Em segundo lugar, a Escritura oferece um novo centro para o coração humano. A adicção tem raízes no vazio existencial e na busca de sentido. Cristo, porém, é o pão da vida (Jo 6.35), a água que sacia eternamente (Jo 4.14), a luz que dissipa as trevas (Jo 8.12). Quando ele se torna o tesouro do coração, os falsos deuses perdem seu poder. Essa é a chave espiritual para a recuperação: a substituição do desejo desordenado por uma paixão mais gloriosa. Como escreveu Thomas Chalmers, pastor presbiteriano do século XIX, “o poder expulsivo de um novo afeto” é o que liberta o coração.

Contudo, essa renovação não acontece de forma isolada. A Igreja de Cristo é chamada a ser comunidade de cura — não um tribunal que julga, mas um corpo que acolhe, sustenta e disciplina em amor. Em Gálatas 6.1-2, Paulo exorta os cristãos a restaurarem com mansidão os que caíram e a levarem as cargas uns dos outros. A batalha contra a adicção não é solitária: ela requer comunhão, discipulado, oração e prestação de contas. Grupos de apoio cristãos, aconselhamento bíblico e o acompanhamento pastoral são instrumentos da graça de Deus nesse processo.

Adicionalmente, a visão reformada da providência de Deus nos ensina que mesmo os maiores fracassos podem ser usados para conduzir à maturidade espiritual.

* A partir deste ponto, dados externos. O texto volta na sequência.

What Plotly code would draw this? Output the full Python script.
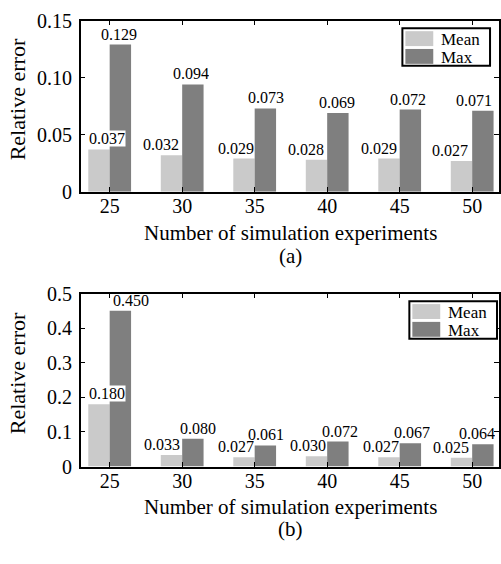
import plotly.graph_objects as go

# ---------------- data ----------------
categories = ["25", "30", "35", "40", "45", "50"]
mean_a = [0.037, 0.032, 0.029, 0.028, 0.029, 0.027]
max_a = [0.129, 0.094, 0.073, 0.069, 0.072, 0.071]
mean_b = [0.180, 0.033, 0.027, 0.030, 0.027, 0.025]
max_b = [0.450, 0.080, 0.061, 0.072, 0.067, 0.064]
yticks_a = [0, 0.05, 0.10, 0.15]
yticklabels_a = ["0", "0.05", "0.10", "0.15"]
yticks_b = [0, 0.1, 0.2, 0.3, 0.4, 0.5]
yticklabels_b = ["0", "0.1", "0.2", "0.3", "0.4", "0.5"]
series_names = ["Mean", "Max"]
x_title = "Number of simulation experiments"
y_title = "Relative error"
panel_labels = ["(a)", "(b)"]

# ---------------- style ----------------
W, H = 501, 564
FONT = "Liberation Serif, Times New Roman, serif"
C_MEAN = "#cacaca"
C_MAX = "#7f7f7f"
BARGAP = 0.41
# label nudges in px (style only)
nudge_mean_a = [8, -10, -8, -10, -10, -11]
nudge_max_a = [-1, -2, 1, -1, -2, -9]
nudge_mean_b = [8, -9, -8, -8, -8, -10]
nudge_max_b = [11, 5, 1, 2, 2, -6]


def px_x(p):
    return p / W


def px_y(p):
    return 1 - p / H


panels = [
    dict(mean=mean_a, mx=max_a, top=10, bottom=188, rng=[0, 0.15],
         tv=yticks_a, tt=yticklabels_a, nm=nudge_mean_a, nx=nudge_max_a,
         leg=(404, 18, 492, 57), xt=231, pl=254.5, label=panel_labels[0]),
    dict(mean=mean_b, mx=max_b, top=294, bottom=474, rng=[0, 0.5],
         tv=yticks_b, tt=yticklabels_b, nm=nudge_mean_b, nx=nudge_max_b,
         leg=(411, 302, 499, 341), xt=516, pl=539.5, label=panel_labels[1]),
]

fig = go.Figure()
annotations = []
shapes = []
half = (1 - BARGAP) / 4.0

for i, p in enumerate(panels):
    xa = "x" if i == 0 else "x2"
    ya = "y" if i == 0 else "y2"
    fig.add_trace(go.Bar(x=categories, y=p["mean"], name=series_names[0],
                         marker=dict(color=C_MEAN, line=dict(width=0)),
                         xaxis=xa, yaxis=ya, showlegend=False))
    fig.add_trace(go.Bar(x=categories, y=p["mx"], name=series_names[1],
                         marker=dict(color=C_MAX, line=dict(width=0)),
                         xaxis=xa, yaxis=ya, showlegend=False))
    # value labels
    for k in range(len(categories)):
        annotations.append(dict(
            x=k - half, y=p["mean"][k], xref=xa, yref=ya,
            text=f"{p['mean'][k]:.3f}", showarrow=False,
            yanchor="bottom", xanchor="center", yshift=2, xshift=p["nm"][k],
            font=dict(family=FONT, size=16, color="black"), height=15,
            bgcolor="white" if k == 0 else "rgba(0,0,0,0)",
            borderpad=0))
        annotations.append(dict(
            x=k + half, y=p["mx"][k], xref=xa, yref=ya,
            text=f"{p['mx'][k]:.3f}", showarrow=False,
            yanchor="bottom", xanchor="center", yshift=2, xshift=p["nx"][k],
            font=dict(family=FONT, size=16, color="black"), height=15, borderpad=0))
    # axis titles
    cx = (81 + 503) / 2
    annotations.append(dict(x=px_x(cx), y=px_y(p["xt"]), xref="paper", yref="paper",
                            text=x_title, showarrow=False, xanchor="center", yanchor="middle",
                            font=dict(family=FONT, size=21, color="black")))
    annotations.append(dict(x=px_x(cx), y=px_y(p["pl"]), xref="paper", yref="paper",
                            text=p["label"], showarrow=False, xanchor="center", yanchor="middle",
                            font=dict(family=FONT, size=21, color="black")))
    annotations.append(dict(x=px_x(17), y=px_y((p["top"] + p["bottom"]) / 2 - 7),
                            xref="paper", yref="paper", text=y_title, textangle=-90,
                            showarrow=False, xanchor="center", yanchor="middle",
                            font=dict(family=FONT, size=22, color="black")))
    # manual legend
    lx0, ly0, lx1, ly1 = p["leg"]
    shapes.append(dict(type="rect", xref="paper", yref="paper",
                       x0=px_x(lx0), x1=px_x(lx1), y0=px_y(ly1), y1=px_y(ly0),
                       line=dict(color="black", width=2), fillcolor="white", layer="above"))
    rowh = (ly1 - ly0) / 2
    for r, (nm, col) in enumerate(zip(series_names, [C_MEAN, C_MAX])):
        ry0 = ly0 + 3 + r * (rowh - 1)
        ry1 = ry0 + rowh - 4
        shapes.append(dict(type="rect", xref="paper", yref="paper",
                           x0=px_x(lx0 + 3), x1=px_x(lx0 + 31), y0=px_y(ry1), y1=px_y(ry0),
                           line=dict(width=0), fillcolor=col, layer="above"))
        annotations.append(dict(x=px_x(lx0 + 37), y=px_y((ry0 + ry1) / 2 + 1), xref="paper",
                                yref="paper", text=nm, showarrow=False, xanchor="left",
                                yanchor="middle",
                                font=dict(family=FONT, size=17, color="black")))

axis_common = dict(showline=True, linecolor="black", linewidth=1.5, mirror="allticks",
                   ticks="inside", ticklen=5, tickwidth=1, tickcolor="black",
                   showgrid=False, zeroline=False,
                   tickfont=dict(family=FONT, size=20, color="black"))

layout = dict(
    width=W, height=H, margin=dict(l=0, r=0, t=0, b=0),
    paper_bgcolor="white", plot_bgcolor="white",
    barmode="group", bargap=BARGAP, bargroupgap=0,
    showlegend=False,
    annotations=annotations, shapes=shapes,
)
for i, p in enumerate(panels):
    sx = "" if i == 0 else "2"
    layout["xaxis" + sx] = dict(axis_common, domain=[px_x(81), 1.0], range=[-0.4, 5.37],
                                type="category", anchor="y" + sx, ticklabelstandoff=-4)
    layout["yaxis" + sx] = dict(axis_common, domain=[px_y(p["bottom"]), px_y(p["top"])],
                                range=p["rng"], tickvals=p["tv"], ticktext=p["tt"],
                                anchor="x" + sx, ticklabelstandoff=3)

fig.update_layout(**layout)
fig.write_html("out.html")
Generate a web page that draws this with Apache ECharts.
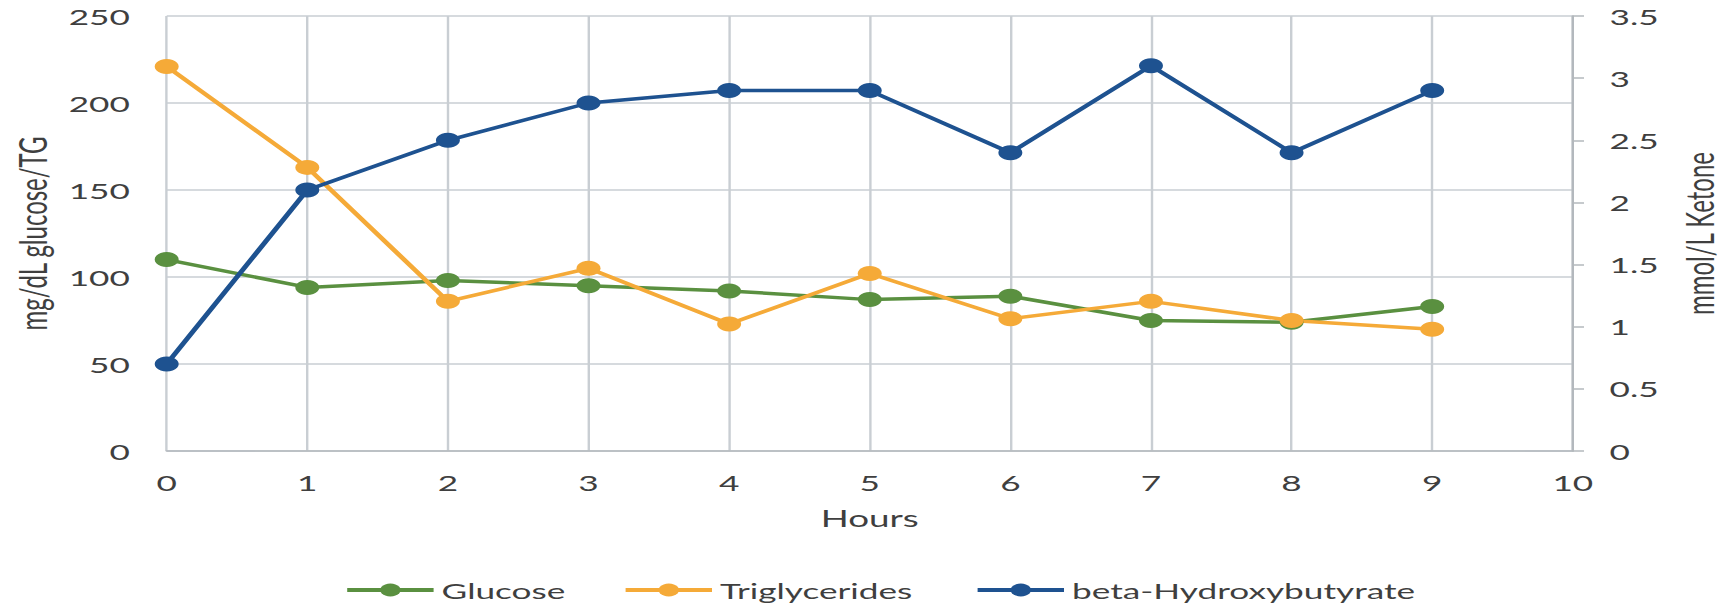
<!DOCTYPE html>
<html>
<head>
<meta charset="utf-8">
<script src="https://cdn.jsdelivr.net/npm/echarts@6/dist/echarts.min.js"></script>
<style>
  html, body { margin: 0; padding: 0; background: #ffffff; overflow: hidden; }
  #wrap { width: 1731px; height: 604px; overflow: hidden; }
  #chart { width: 1082px; height: 604px; transform: scaleX(1.6); transform-origin: 0 0; }
</style>
</head>
<body>
<div id="wrap"><div id="chart"></div></div>
<script>
// ---- data ----
const hours = [0, 1, 2, 3, 4, 5, 6, 7, 8, 9];
const glucose = [110, 94, 98, 95, 92, 87, 89, 75, 74, 83];
const triglycerides = [221, 163, 86, 105, 73, 102, 76, 86, 75, 70];
const betaHydroxybutyrate = [0.7, 2.1, 2.5, 2.8, 2.9, 2.9, 2.4, 3.1, 2.4, 2.9];
const xTicks = { min: 0, max: 10, interval: 1 };
const leftTicks = { min: 0, max: 250, interval: 50 };
const rightTicks = { min: 0, max: 3.5, interval: 0.5 };
const seriesNames = ['Glucose', 'Triglycerides', 'beta-Hydroxybutyrate'];

const FONT = 'Lato';
const TEXT = '#3f3f3f';
const GRID = '#c9ced3';
const AXIS = '#b3b8bd';
const colors = ['#5a9040', '#f5aa38', '#1e5290'];

const pairs = (ys) => hours.map((h, i) => [h, ys[i]]);

function lineSeries(name, ys, color, yAxisIndex) {
  return {
    name: name,
    type: 'line',
    yAxisIndex: yAxisIndex,
    data: pairs(ys),
    symbol: 'circle',
    symbolSize: 15,
    lineStyle: { color: color, width: 3.5 },
    itemStyle: { color: color },
    emphasis: { disabled: true }
  };
}

function legendFor(name, left) {
  return {
    data: [name],
    left: left,
    top: 574,
    itemWidth: 54,
    itemHeight: 16,
    itemGap: 0,
    lineStyle: { width: 4 },
    textStyle: { fontFamily: FONT, fontSize: 22, color: TEXT },
    selectedMode: false
  };
}

const chart = echarts.init(document.getElementById('chart'), null, { renderer: 'svg' });
chart.setOption({
  animation: false,
  backgroundColor: '#ffffff',
  grid: { left: 102, right: 94, top: 16, bottom: 153, containLabel: false },
  legend: [
    legendFor(seriesNames[0], 210),
    legendFor(seriesNames[1], 384),
    legendFor(seriesNames[2], 604)
  ],
  xAxis: {
    type: 'value',
    min: xTicks.min, max: xTicks.max, interval: xTicks.interval,
    name: 'Hours',
    nameLocation: 'middle',
    nameGap: 56,
    nameTextStyle: { fontFamily: FONT, fontSize: 23, color: TEXT },
    axisLine: { show: true, lineStyle: { color: AXIS, width: 1.5 } },
    axisTick: { show: false },
    axisLabel: { margin: 20, fontFamily: FONT, fontSize: 22, color: TEXT },
    splitLine: { show: true, lineStyle: { color: GRID, width: 1.5 } }
  },
  yAxis: [
    {
      type: 'value',
      position: 'left',
      min: leftTicks.min, max: leftTicks.max, interval: leftTicks.interval,
      name: 'mg/dL glucose/TG',
      nameLocation: 'middle',
      nameRotate: 90,
      nameGap: 66,
      nameTextStyle: { fontFamily: FONT, fontSize: 24, color: TEXT },
      axisLine: { show: false },
      axisTick: { show: false },
      axisLabel: { margin: 23, fontFamily: FONT, fontSize: 22, color: TEXT },
      splitLine: { show: true, lineStyle: { color: GRID, width: 1.5 } }
    },
    {
      type: 'value',
      position: 'right',
      min: rightTicks.min, max: rightTicks.max, interval: rightTicks.interval,
      name: 'mmol/L Ketone',
      nameLocation: 'middle',
      nameRotate: 90,
      nameGap: 67,
      nameTextStyle: { fontFamily: FONT, fontSize: 24, color: TEXT },
      axisLine: { show: true, lineStyle: { color: AXIS, width: 1.5 } },
      axisTick: { show: true, length: 7, inside: false, lineStyle: { color: AXIS, width: 1.5 } },
      axisLabel: { margin: 23, fontFamily: FONT, fontSize: 22, color: TEXT },
      splitLine: { show: false }
    }
  ],
  series: [
    lineSeries(seriesNames[0], glucose, colors[0], 0),
    lineSeries(seriesNames[1], triglycerides, colors[1], 0),
    lineSeries(seriesNames[2], betaHydroxybutyrate, colors[2], 1)
  ]
});
</script>
</body>
</html>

João Calvino afirmava que “nada acontece por acaso, mas tudo está sob o governo de Deus”. Assim, uma história marcada por adicções e recaídas não é automaticamente uma história perdida. Em Cristo, há recomeços. Há redenção. Há novo nascimento. O sofrimento causado pela adicção pode tornar-se, pela graça, uma porta para a vida.